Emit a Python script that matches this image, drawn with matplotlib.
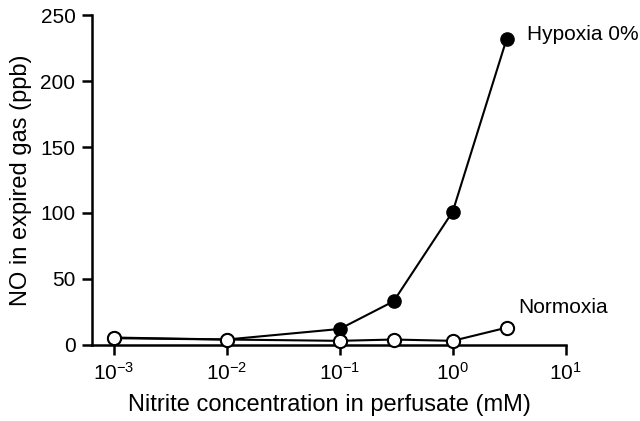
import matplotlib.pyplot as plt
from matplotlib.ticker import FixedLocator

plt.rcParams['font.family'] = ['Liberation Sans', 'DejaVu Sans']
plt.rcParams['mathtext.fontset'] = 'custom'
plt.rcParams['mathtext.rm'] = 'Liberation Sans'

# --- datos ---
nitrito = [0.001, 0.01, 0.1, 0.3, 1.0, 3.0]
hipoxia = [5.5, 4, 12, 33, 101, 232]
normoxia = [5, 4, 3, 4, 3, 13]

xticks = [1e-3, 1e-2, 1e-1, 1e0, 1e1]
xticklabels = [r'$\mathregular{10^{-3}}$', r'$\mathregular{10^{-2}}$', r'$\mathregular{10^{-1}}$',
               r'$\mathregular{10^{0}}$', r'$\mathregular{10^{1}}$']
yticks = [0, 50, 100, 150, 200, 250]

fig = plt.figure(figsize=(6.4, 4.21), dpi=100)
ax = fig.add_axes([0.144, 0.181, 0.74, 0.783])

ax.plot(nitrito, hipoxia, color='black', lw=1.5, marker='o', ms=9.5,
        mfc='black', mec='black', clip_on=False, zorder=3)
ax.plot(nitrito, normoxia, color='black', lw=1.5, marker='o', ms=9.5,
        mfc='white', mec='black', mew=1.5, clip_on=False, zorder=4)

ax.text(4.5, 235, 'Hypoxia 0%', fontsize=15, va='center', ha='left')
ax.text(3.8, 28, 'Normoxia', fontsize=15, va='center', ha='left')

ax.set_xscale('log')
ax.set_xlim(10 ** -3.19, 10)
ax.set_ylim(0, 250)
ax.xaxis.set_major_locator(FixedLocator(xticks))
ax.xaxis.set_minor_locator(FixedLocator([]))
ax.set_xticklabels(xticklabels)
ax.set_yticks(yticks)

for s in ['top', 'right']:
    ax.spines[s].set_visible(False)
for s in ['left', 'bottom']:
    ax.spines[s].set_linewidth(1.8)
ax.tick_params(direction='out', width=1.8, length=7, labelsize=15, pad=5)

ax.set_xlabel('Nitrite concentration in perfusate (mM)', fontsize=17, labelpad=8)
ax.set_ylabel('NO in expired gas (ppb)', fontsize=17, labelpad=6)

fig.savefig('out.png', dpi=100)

#### [TASK DETAILS]
Repeat the listing above up to and including the line with "normoxia = [5, 4, 3, 4, 3, 13]", starting from its first line. Drop any pictures.

#### [FINAL RESULT]
Emit a Python script that matches this image, drawn with matplotlib.
import matplotlib.pyplot as plt
from matplotlib.ticker import FixedLocator

plt.rcParams['font.family'] = ['Liberation Sans', 'DejaVu Sans']
plt.rcParams['mathtext.fontset'] = 'custom'
plt.rcParams['mathtext.rm'] = 'Liberation Sans'

# --- datos ---
nitrito = [0.001, 0.01, 0.1, 0.3, 1.0, 3.0]
hipoxia = [5.5, 4, 12, 33, 101, 232]
normoxia = [5, 4, 3, 4, 3, 13]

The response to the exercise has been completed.